Vamos lá. Pedimos dois, porque estávamos em 4 pessoas e umas fomes médias, com uma porção de batatinhas e as bebidas: 2 refrigerantes em lata e 1 suco de uva.
Em poucos minutos, bebidas na mesa, latas geladas e conteúdo assustadoramente morno. Mas fazer o que, muito movimento, deve ser isso, quem mandou virmos no sábado à noite.
Em poucos minutos seguintes, os dois pratos de entrevero – o pão de leite, enorme, partido ao meio, despejando incontáveis pedaços de carne derramando-se para além dos seus limites frágeis. Confesso que de cara achei a preparação muito rápida, e com pouco tempero, as carnes estavam assim meio branquelas, até comentei que gostava mais passadinhas, mais crocantes e tostadas, e mais misturadas com as ervas verdes, cebolas, nenhum pimentão, nada de que me lembrava…
Bem diz o ditado: a pressa é inimiga da refeição!

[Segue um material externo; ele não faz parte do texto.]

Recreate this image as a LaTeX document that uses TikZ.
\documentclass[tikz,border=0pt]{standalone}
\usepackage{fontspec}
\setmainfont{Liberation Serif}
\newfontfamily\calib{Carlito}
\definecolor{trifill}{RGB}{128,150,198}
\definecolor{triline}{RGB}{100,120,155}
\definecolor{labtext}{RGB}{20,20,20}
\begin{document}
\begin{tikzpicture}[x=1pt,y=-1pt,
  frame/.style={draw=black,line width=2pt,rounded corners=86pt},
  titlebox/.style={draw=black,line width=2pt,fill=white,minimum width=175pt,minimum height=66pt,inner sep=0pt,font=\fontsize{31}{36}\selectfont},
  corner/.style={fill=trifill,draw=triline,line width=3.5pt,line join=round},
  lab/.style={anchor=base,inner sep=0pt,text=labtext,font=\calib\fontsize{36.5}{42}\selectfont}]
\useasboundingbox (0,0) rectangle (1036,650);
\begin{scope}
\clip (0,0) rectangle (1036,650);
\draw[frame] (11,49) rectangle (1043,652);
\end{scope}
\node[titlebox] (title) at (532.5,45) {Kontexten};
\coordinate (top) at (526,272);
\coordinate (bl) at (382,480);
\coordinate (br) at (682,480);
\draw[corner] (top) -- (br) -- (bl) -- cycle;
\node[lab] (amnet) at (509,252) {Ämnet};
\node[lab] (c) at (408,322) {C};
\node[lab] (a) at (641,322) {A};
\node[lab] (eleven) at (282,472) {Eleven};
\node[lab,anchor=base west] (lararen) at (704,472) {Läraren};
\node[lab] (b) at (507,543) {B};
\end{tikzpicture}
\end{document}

E o garçom, já distraído com outros fregueses, sequer nos atendeu quando solicitamos mais dois garfos, que aquilo não dá pra comer com a mão e só vieram dois talheres. Resolvemos tocar a coisa assim mesmo, aguardando as batatinhas.
Porém, na segunda ou terceira mordida, minha amiga saltou da cadeira, e com gestos prementes em busca de um guardanapo, tirou da boca um pedaço de carne absolutamente podre!

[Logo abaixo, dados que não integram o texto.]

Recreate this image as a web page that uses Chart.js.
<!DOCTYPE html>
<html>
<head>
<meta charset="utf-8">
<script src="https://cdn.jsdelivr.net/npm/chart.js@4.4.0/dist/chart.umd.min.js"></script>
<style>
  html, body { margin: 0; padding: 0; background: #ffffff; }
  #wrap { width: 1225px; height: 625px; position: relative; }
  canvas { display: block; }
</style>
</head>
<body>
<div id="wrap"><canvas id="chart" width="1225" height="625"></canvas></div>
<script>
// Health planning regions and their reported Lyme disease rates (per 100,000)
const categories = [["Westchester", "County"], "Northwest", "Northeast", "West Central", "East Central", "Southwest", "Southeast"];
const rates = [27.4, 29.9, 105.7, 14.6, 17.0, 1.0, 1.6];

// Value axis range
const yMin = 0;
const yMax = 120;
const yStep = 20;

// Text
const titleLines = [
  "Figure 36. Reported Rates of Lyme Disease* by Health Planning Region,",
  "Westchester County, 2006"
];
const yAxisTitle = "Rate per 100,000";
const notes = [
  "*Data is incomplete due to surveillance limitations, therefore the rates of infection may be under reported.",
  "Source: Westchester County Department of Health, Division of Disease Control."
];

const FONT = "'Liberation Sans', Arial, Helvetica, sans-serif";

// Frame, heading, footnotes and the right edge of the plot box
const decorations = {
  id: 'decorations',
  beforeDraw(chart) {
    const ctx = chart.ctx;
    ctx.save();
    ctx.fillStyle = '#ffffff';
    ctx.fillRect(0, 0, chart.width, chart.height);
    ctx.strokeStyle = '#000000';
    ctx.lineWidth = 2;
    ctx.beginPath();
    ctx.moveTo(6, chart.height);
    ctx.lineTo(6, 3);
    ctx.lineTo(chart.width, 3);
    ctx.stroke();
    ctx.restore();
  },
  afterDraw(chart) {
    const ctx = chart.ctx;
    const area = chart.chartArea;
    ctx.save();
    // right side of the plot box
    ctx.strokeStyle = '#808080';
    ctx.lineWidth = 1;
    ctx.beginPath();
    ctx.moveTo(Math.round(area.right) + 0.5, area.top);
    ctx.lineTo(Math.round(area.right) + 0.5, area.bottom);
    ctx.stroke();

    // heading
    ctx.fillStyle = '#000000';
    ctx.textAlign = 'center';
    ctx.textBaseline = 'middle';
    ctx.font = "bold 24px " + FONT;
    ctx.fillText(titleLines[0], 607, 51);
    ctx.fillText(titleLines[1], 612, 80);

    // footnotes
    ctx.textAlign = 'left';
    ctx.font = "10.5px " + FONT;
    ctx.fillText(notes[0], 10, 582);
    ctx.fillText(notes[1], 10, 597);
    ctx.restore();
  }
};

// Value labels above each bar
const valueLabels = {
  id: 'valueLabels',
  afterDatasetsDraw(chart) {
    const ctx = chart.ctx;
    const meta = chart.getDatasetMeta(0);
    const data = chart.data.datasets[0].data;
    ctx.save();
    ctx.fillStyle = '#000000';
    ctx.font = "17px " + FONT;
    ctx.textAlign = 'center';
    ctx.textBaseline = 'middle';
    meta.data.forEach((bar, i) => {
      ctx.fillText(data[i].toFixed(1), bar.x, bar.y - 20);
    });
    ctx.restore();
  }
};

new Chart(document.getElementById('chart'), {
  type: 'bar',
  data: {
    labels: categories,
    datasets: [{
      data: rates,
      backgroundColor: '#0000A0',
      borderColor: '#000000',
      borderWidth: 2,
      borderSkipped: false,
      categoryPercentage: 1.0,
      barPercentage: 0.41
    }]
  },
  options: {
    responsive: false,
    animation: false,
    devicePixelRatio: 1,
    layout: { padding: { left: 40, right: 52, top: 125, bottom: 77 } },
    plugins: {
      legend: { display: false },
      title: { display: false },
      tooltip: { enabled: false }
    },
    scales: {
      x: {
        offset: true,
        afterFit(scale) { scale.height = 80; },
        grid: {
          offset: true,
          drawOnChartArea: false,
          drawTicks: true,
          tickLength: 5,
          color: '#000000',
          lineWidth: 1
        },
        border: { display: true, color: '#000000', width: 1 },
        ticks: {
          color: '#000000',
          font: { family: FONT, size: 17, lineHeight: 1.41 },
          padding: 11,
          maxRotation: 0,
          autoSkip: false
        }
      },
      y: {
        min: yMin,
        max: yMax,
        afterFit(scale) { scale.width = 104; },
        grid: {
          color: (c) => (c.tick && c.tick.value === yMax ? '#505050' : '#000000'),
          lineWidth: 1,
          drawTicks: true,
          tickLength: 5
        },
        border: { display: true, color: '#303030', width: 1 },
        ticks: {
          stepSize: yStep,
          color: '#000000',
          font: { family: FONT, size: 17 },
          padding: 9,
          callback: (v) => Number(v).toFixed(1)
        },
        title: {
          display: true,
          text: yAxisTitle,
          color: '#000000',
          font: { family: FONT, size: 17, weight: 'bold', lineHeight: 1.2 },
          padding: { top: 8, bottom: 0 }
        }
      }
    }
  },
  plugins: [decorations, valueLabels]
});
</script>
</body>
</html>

Ao colocar sobre a mesa aquele bocado de carne de porco, partido pela sua mordida, o cheiro que aquilo exalava, horrível, implantou-se por toda a mesa, causando engulho a todos! Era inacreditável e nos impediu de continuar comendo. Chamamos imediatamente o garçom que, lógico, não veio até a mesa. Meu amigo foi ao balcão da barraca, reclamando atenção ao problema, e nervoso pela displicência e por não ser ouvido, saiu pra longe, que ele tem o estopim meio curto e não queria criar celeuma.
Após uns 10 minutos, vieram as batatinhas, e o garçom finalmente deu atenção à nossa queixa, quando o presenteamos com o fatídico embrulhinho de papel contendo aquele horroroso naco esbranquiçado de podridão! Retornou, então, com a solução: “a proprietária vai fazer outros lanches para vocês.” Imagine se queríamos? Dispensamos tudo, ficamos só com as batatinhas, fininhas sim, mas inocentes na confusão e aparentemente sadias.

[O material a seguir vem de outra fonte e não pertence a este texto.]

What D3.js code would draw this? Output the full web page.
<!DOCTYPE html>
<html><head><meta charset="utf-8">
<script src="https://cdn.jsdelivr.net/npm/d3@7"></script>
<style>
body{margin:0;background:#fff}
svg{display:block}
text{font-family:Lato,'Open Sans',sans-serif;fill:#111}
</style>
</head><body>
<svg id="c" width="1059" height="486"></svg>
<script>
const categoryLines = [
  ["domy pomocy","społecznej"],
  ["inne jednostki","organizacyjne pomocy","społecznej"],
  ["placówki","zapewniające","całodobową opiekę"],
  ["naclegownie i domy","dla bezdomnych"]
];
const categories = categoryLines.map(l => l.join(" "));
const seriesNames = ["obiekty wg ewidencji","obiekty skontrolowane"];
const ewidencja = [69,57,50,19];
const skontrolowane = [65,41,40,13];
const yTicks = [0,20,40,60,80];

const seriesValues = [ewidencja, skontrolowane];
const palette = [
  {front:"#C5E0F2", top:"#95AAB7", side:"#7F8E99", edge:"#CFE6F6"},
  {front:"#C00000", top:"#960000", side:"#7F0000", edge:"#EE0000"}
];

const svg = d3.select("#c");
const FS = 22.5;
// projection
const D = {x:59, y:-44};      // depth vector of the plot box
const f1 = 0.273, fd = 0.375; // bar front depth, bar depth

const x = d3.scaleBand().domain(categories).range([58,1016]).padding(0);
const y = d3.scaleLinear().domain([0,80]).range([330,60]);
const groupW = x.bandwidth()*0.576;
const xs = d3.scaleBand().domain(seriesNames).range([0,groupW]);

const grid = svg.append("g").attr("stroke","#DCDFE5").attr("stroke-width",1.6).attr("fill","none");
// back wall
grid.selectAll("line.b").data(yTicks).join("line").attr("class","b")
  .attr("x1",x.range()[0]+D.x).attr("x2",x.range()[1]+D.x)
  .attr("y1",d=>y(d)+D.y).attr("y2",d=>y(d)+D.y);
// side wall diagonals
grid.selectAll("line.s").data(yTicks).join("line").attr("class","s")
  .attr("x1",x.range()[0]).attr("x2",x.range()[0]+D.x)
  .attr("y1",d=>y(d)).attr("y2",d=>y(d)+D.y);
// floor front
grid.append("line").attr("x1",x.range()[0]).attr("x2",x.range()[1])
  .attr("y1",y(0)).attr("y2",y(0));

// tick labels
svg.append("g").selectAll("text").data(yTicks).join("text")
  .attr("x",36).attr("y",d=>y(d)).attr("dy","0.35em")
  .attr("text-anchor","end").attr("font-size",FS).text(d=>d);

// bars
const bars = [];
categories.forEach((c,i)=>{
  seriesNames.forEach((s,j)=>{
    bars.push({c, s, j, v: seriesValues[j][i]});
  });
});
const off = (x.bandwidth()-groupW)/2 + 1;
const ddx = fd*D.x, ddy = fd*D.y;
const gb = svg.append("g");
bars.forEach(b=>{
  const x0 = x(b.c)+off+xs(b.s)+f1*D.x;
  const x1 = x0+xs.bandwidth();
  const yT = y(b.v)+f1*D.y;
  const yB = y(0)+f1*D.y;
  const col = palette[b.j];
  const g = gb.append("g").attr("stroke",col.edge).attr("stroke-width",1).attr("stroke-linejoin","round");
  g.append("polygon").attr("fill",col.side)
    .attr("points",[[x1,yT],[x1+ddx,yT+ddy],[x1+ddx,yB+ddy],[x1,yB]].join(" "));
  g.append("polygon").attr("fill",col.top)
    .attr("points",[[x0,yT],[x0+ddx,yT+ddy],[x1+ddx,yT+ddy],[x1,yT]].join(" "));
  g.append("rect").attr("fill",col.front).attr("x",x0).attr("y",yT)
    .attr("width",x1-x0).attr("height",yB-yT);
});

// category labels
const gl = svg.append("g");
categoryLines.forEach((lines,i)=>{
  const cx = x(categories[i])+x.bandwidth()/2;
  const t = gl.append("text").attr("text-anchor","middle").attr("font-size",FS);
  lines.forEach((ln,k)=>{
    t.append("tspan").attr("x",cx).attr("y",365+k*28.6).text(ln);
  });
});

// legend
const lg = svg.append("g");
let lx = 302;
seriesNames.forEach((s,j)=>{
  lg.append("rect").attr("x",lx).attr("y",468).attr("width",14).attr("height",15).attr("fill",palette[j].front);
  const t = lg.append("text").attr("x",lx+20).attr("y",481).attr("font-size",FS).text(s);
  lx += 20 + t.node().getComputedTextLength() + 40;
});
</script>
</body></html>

Pedimos a conta, e aí a coisa ficou mais interessante: as fritas e as bebidas – R$ 38,00. Dei duas notas de 20 para o rapaz, com as sobrancelhas franzidas, aquilo não me soou bem. Ele trouxe o troco de R$ 2,00. Não me contive, que não sou boa nisso. Fui até o balcão e perguntei para a moça do caixa o preço da porção de batatas fritas; a resposta foi R$ 15,00, o refrigerante R$ 4,00 e o suco R$ 3,00. Ok, então a conta está errada, a não ser que estivessem nos cobrando os lanches que não comemos. Saímos em busca do “nosso” garçom, atarantado, e questionamos o que foi cobrado.
A resposta dele foi surpreendente: R$ 18,00 pelas batatas, R$ 4,50 pelos refris e R$ 4,00 do suco, “porque tem os 10%.” A conta dos “dez por cento” causou-me espécie.
Rindo, comentei com ele sobre os preços anunciados no caixa da barraca – ele “refez” a conta e concluiu que realmente estava incorreta, pediu que aguardássemos, o que fizemos com tranquilidade, e voltou então com o “troco certo” – R$ 6,00.
Tenha a santa paciência – fui ao balcão de novo, e uma constrangida funcionária do caixa disse que não podia discutir o preço cobrado pelos atendentes, que devíamos falar com a “proprietária” da banca, uma senhora que estava cuidando do pernil e nem olhou para o nosso lado.
Enquanto tentávamos ter a atenção da responsável, o garçom, agora visivelmente irritado conosco, tirou do avental seu bloquinho de papel, fez a conta de novo: batatas: “R$ 15 + 10% = R$ 18,00; R$ 4,00 cada latinha e R$3,00 do suco – total: R$ 32,00 .“ Juro, ele fez essa conta na ponta do lápis.